▶ **MATERIALS PROVIDED**:
◆ ◆ ◆ ◆ ◆ ◆ ◆

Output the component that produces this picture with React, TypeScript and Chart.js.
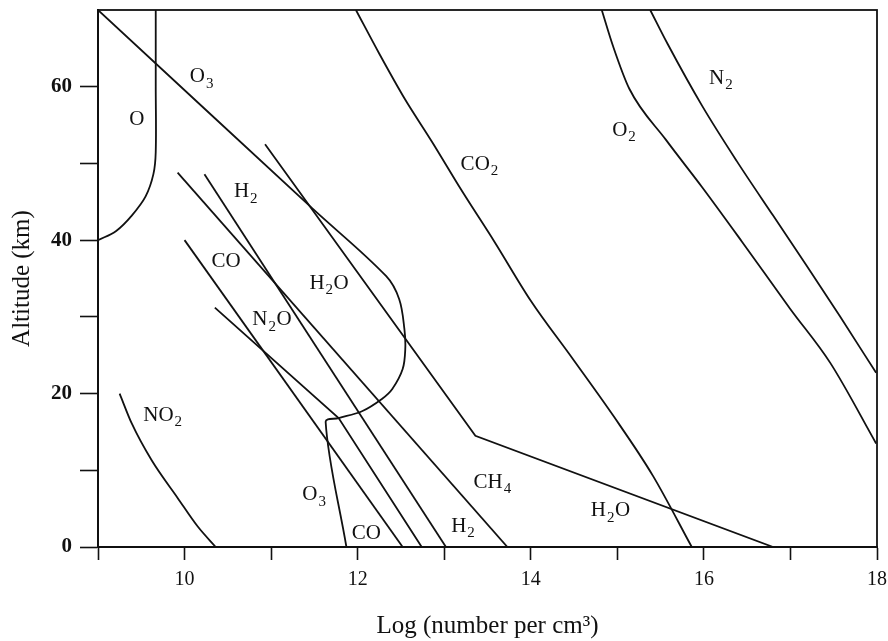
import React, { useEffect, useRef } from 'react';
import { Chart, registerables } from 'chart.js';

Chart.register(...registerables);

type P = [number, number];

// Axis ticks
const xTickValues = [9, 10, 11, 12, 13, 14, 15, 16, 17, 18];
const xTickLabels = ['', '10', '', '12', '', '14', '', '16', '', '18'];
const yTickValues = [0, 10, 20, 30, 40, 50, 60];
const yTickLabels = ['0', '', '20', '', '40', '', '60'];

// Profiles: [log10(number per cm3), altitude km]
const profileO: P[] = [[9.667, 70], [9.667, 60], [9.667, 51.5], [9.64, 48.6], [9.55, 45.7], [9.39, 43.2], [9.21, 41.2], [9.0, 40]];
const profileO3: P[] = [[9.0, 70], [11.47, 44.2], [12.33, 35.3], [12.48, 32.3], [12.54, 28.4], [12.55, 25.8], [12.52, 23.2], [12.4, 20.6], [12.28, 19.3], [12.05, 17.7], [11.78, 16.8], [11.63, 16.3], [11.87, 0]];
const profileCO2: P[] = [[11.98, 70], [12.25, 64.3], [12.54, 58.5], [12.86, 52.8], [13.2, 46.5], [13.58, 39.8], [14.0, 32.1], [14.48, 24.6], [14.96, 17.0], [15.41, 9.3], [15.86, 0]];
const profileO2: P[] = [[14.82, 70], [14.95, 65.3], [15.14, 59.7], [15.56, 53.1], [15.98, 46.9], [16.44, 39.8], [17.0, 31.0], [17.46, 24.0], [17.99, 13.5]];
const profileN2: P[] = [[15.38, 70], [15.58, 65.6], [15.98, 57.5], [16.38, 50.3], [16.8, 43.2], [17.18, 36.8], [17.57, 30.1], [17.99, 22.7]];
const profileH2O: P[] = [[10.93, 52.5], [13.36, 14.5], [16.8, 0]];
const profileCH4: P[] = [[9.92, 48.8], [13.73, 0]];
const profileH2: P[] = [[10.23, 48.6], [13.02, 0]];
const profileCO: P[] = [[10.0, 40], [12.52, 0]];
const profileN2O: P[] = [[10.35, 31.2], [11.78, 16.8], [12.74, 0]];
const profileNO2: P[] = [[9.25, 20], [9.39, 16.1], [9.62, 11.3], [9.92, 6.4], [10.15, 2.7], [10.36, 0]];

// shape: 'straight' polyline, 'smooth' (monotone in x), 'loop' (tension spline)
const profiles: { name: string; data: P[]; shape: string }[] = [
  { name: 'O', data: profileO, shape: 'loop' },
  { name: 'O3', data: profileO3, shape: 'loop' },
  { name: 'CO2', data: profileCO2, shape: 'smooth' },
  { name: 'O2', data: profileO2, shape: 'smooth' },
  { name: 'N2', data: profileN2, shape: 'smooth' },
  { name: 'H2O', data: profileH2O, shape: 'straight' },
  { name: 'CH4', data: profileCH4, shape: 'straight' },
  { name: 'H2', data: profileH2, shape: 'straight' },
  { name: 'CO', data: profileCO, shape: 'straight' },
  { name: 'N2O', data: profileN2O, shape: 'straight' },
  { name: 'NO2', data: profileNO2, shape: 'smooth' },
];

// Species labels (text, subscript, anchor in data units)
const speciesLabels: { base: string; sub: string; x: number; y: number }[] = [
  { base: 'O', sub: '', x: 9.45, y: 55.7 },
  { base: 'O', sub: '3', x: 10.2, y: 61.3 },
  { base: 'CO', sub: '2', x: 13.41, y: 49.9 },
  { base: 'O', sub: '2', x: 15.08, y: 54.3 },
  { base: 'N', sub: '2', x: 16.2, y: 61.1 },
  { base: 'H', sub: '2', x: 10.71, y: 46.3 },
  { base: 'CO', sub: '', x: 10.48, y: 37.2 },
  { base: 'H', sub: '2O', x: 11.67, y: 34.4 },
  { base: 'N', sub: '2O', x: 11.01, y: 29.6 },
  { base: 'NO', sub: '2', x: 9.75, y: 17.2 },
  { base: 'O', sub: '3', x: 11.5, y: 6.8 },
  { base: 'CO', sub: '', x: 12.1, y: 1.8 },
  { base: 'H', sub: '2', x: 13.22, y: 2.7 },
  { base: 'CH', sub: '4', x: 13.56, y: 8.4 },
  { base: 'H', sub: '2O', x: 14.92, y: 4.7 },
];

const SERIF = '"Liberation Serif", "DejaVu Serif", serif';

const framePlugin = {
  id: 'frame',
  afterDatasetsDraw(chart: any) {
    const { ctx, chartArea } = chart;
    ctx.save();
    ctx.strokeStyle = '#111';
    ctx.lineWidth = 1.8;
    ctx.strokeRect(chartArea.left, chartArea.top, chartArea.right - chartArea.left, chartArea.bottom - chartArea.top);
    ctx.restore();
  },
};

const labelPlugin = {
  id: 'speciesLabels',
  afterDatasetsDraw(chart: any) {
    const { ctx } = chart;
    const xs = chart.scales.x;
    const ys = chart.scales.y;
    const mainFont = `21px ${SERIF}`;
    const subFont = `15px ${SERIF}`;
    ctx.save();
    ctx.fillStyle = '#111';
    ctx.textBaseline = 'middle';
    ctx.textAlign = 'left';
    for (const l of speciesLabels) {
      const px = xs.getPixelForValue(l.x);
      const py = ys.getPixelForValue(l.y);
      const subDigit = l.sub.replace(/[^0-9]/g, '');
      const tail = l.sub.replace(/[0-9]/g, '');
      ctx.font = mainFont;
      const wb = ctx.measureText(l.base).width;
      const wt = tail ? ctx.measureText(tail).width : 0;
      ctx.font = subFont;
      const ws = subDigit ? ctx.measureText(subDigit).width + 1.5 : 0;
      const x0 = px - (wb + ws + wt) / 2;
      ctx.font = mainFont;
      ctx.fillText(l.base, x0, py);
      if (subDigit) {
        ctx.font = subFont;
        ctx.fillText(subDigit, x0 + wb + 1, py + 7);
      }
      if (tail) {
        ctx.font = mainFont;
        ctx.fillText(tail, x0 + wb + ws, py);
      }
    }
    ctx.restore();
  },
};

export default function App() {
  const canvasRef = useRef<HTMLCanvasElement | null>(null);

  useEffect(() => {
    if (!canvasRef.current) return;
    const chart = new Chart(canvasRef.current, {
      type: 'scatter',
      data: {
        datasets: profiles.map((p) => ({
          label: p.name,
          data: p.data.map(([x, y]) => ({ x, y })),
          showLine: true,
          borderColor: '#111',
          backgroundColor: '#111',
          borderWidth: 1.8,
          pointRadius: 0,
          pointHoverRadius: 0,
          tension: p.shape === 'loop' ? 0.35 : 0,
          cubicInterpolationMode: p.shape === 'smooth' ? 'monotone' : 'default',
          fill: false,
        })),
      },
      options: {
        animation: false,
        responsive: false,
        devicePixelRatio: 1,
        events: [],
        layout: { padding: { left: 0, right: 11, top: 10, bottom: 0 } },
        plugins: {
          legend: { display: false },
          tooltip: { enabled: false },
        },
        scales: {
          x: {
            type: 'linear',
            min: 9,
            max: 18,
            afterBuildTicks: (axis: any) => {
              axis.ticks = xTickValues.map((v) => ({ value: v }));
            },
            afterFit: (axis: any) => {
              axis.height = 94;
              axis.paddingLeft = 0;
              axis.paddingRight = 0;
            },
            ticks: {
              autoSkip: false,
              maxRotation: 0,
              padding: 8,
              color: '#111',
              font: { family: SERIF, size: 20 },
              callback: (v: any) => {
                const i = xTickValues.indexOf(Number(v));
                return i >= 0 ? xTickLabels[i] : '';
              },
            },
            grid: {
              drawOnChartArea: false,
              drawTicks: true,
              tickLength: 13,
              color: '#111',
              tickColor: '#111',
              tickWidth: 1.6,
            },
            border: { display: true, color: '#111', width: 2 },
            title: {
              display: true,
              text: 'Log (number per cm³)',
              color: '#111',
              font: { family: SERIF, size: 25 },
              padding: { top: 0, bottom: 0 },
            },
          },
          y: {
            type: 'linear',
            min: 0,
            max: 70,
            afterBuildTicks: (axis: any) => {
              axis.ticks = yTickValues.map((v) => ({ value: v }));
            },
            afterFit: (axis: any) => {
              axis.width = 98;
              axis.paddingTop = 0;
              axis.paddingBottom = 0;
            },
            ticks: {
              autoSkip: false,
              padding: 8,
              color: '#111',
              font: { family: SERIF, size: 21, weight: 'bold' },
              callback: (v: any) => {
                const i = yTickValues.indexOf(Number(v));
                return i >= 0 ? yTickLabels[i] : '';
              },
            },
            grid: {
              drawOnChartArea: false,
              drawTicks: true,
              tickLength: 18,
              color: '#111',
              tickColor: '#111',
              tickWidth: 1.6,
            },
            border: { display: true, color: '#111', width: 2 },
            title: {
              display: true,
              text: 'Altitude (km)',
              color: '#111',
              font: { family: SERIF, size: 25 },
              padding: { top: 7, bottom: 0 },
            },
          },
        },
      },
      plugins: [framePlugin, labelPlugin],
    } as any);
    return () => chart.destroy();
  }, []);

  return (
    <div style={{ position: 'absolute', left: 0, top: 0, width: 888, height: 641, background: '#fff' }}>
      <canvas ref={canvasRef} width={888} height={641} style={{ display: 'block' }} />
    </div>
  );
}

◆ ◆ ◆ ◆ ◆ ◆ ◆

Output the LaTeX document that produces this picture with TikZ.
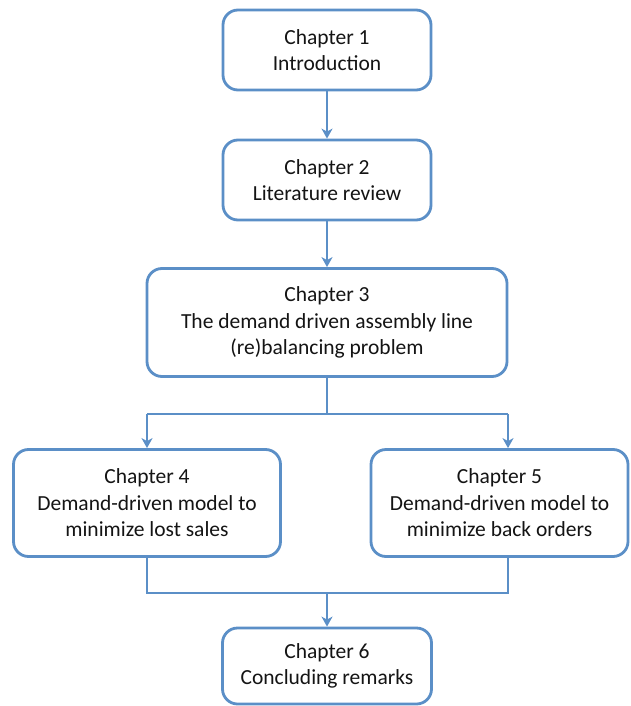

◆ ◆ ◆ ◆ ◆ ◆ ◆

Find each line in the records holding the string "that" and show it.

Output the component that produces this picture with React, TypeScript and Chart.js.
Output the LaTeX document that produces this picture with TikZ.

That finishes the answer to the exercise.